Observed Differences in Corruption between Asia and Africa: The Industrial Organization of Corruption and Its Cure
Abstract
The paper presents a nonconforming view about corruption and an approach to its ‘cure’. It seeks to explain the anomalous situation that despite pervasive corruption and weak institutions, emerging economies in Asia attracted a flow of foreign investment and achieved a remarkable economic growth and reduction in poverty. Fragile countries in Africa have not done so well.
The paper posits that the main difference in the corruption characteristics between the two regions is that in Asia corruption is part of the fixed cost and in Africa it is in the variable costs and consequently has less distortionary effect on investment and economic growth in Asia. Corruption becomes part of the fixed costs when it has a governance structure based on relationships. Although corruption and violent criminality are often correlated, many involved in corrupt governance structures are not evil.

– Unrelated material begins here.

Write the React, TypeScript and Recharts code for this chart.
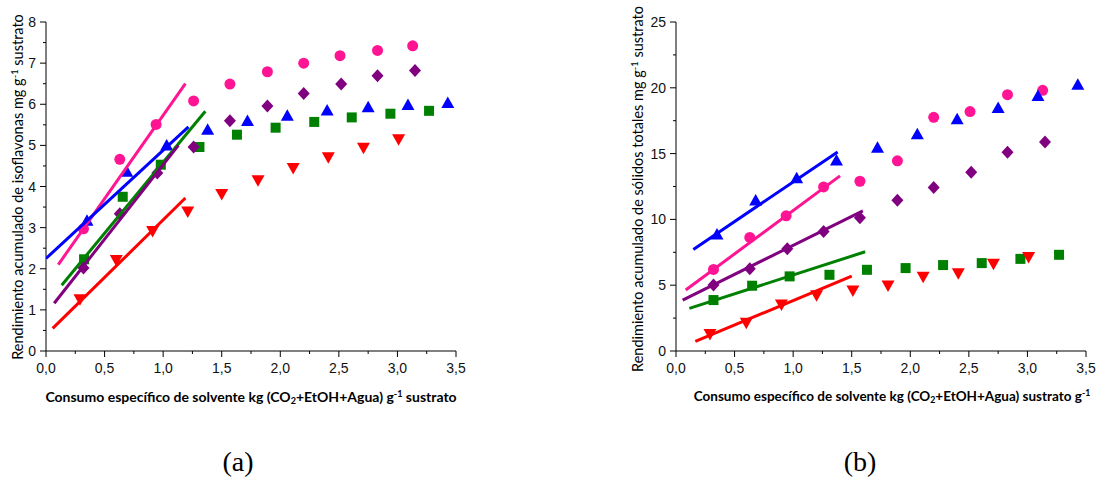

An early version of this paper was written and presented ten years ago under a slightly different title, and in that sense the paper is anachronistic. The paper has been updated and its concept that there are two kinds of corruption—variable and fixed cost corruption— remains valid. The qualification that needs to be made is that there has been progress in both continents and the broad-brush generalization applies to countries that are stuck in fragility in a different way from those that are making sustained efforts to bring stability and reforms in their country. So, with a decade-long arc and a slight change in the title of the early paper, the regions are good proxies for calling attention to the two kinds of corruption and their associated dysfunctions, crime, violence and political instability.
The leaders are implicated as enablers of corruption. A further premise is that corruption is an emotional disorder and difficult to cure. The paper outlines modern grouppsychoanalytic process to governance and to reorient corruption based on the hypothesis that the human drives, both positive and negative, that bring into being ‘good enough’ government and a cohesive country are the same forces that act as agents of corruption and as a safeguard against it.